For more than three months, until General Wladyslaw Anders’ Poles finally took it on May 18, 1944, Monte Cassino had been a highly effective German army outpost, battered by Allied shells and bombs. Almost as soon as the Germans were driven out, the monks began building again. They heard reports of great collections being taken up in the U.S.,* but to date have received only occasional Italian funds. Meanwhile, the monks live in the undestroyed 10% of their Abbey while they try to rebuild the rest.

Very Slowly. Few, if any, of them will live to see the final restoration. Gaunt, 60year-old Dom Francesco Vignanelli, who once taught architecture in the Abbey’s seminary, will be lucky to see the end of his own special task. From dawn to nightfall he sits in a shack, cataloguing and patching together the fragments of Monte Cassino’s treasures: arms and heads of statues, chunks of carved wood, tiny bits of mosaic. “It goes very slowly,” he said. “Still, we’ve rebuilt six statues.”
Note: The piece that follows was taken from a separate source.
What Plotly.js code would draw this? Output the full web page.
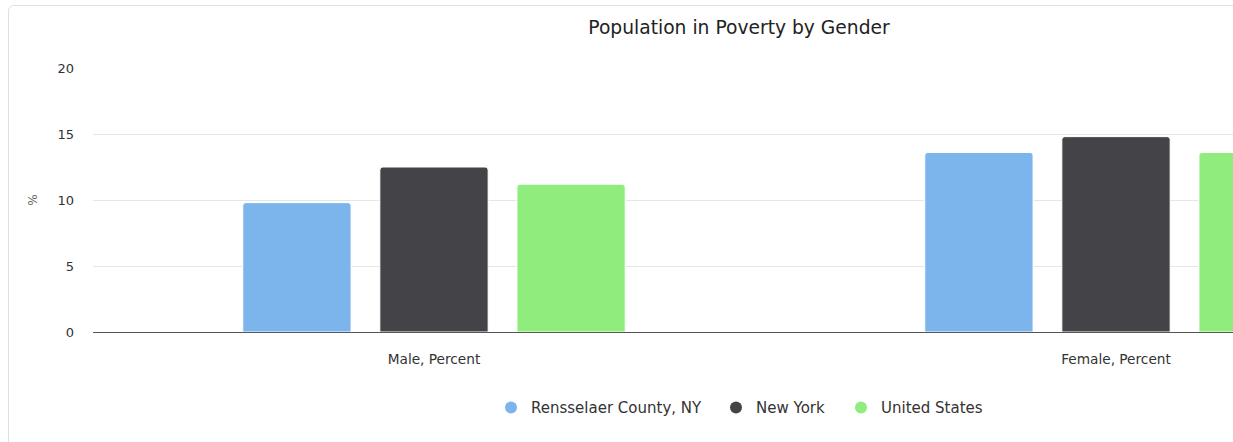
<!DOCTYPE html>
<html>
<head>
<meta charset="utf-8">
<script src="https://cdn.plot.ly/plotly-3.0.1.min.js"></script>
<style>
  html, body { margin: 0; padding: 0; background: #fff; overflow: hidden; width: 1233px; height: 442px; }
  #frame { position: absolute; left: 8px; top: 5px; width: 1460px; height: 460px;
           border: 1px solid #e0e0e0; border-radius: 6px; box-sizing: border-box; overflow: hidden; }
  #chart { position: absolute; left: 0; top: 0; width: 1460px; height: 445px; }
</style>
</head>
<body>
<div id="frame"><div id="chart"></div></div>
<script>
const categories = ["Male, Percent", "Female, Percent"];
const seriesNames = ["Rensselaer County, NY", "New York", "United States"];
const rensselaer = [9.8, 13.6];
const newYork = [12.5, 14.8];
const unitedStates = [11.2, 13.6];
const colors = ["#7cb5ec", "#434348", "#90ed7d"];
const seriesValues = [rensselaer, newYork, unitedStates];

const font = "DejaVu Sans, Verdana, sans-serif";
const legendIds = ["legend", "legend2", "legend3"];
const legendLeft = [482, 707, 832];  // px within the chart container
const traces = [];
seriesValues.forEach((vals, i) => {
  traces.push({
    type: "bar", x: categories, y: vals, name: seriesNames[i],
    marker: { color: colors[i], line: { color: "#ffffff", width: 1 }, cornerradius: 3 },
    showlegend: false, legendgroup: "g" + i, hoverinfo: "x+y+name"
  });
});
seriesValues.forEach((vals, i) => {
  traces.push({
    type: "scatter", mode: "markers", x: [null], y: [null], name: seriesNames[i],
    marker: { color: colors[i], size: 14, symbol: "circle" },
    showlegend: true, legendgroup: "g" + i, legend: legendIds[i], hoverinfo: "skip"
  });
});

const layout = {
  width: 1460, height: 445,
  margin: { l: 84, r: 12, t: 62, b: 119 },
  paper_bgcolor: "rgba(0,0,0,0)", plot_bgcolor: "#ffffff",
  font: { family: font, color: "#333333" },
  title: { text: "Population in Poverty by Gender", font: { size: 18.7, color: "#222222", family: font },
           x: 0.5, xanchor: "center", xref: "container", y: 0.952, yanchor: "middle", yref: "container" },
  barmode: "group", bargap: 0.397, bargroupgap: 0.21,
  xaxis: {
    type: "category", showgrid: false, zeroline: false,
    showline: true, linecolor: "#555555", linewidth: 1,
    ticks: "", ticklabelstandoff: 15,
    tickfont: { size: 13.7, color: "#333333", family: font }
  },
  yaxis: {
    range: [0, 20], dtick: 5, showgrid: true, gridcolor: "#e6e6e6", gridwidth: 1,
    zeroline: false, showline: false, ticks: "", ticklabelstandoff: 18,
    tickfont: { size: 13, color: "#333333", family: font },
    title: { text: "%", font: { size: 12, color: "#666666", family: font }, standoff: 17 }
  },
  showlegend: true
};
legendIds.forEach((id, i) => {
  layout[id] = {
    orientation: "h", xref: "container", x: legendLeft[i] / 1460, xanchor: "left",
    yref: "container", y: 0.097, yanchor: "middle",
    font: { size: 15, color: "#333333", family: font },
    itemsizing: "constant", bgcolor: "rgba(0,0,0,0)"
  };
});
Plotly.newPlot("chart", traces, layout, { displayModeBar: false, staticPlot: false });
</script>
</body>
</html>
Uncatalogued in the subterranean passages beneath the Abbey is a curious collection of debris: leather-bound ledgers recording 700 years of the Abbey’s life; stuffed birds and animals from its zoological collection; the molten pipes of its great 17th Century organ, contorted into weird sausage shapes; rusting German machine guns with ammunition belts still attached. On the dark walls are crude sketches of female figures traced by homesick German soldiers, and a Rhenish landscape with the caption Oh, du wun-derschöner Deutscher Rhein (Oh, you beautiful German Rhine).

“Look About You.” Monte Cassino’s abbot, white-haired Ildefonso Rea, last week recalled that the Abbey’s motto is succisa virescit (cut down, it grows again). He said quietly: “This monastery was founded in the 6th Century. Four times* it has been destroyed, and every time, no matter how long it took, Monte Cassino has risen again. Nature shows us the urgent will to live. Look about you. Half-burned tree trunks are sprouting fresh and vigorous shoots.”

Earlier in the year, when the birds were nesting, the monks discovered a nest of swallows above the altar in the newly patched crypt of Saint Benedict. Some of them proposed to tear it down. But Dom Oderisco Graziosi good-humoredly intervened. “Let them stay,” he urged. “After all, they too are rebuilding.”

* In 1947 Dom Mauro Inguanez, Abbey librarian and archivist, visited the U.S. to start a fund-raising organization. He fell ill and his plans have not yet been carried out. *By the Lombards in 580; by the Saracens in 884; by earthquake in 1349; and by the French in 1799.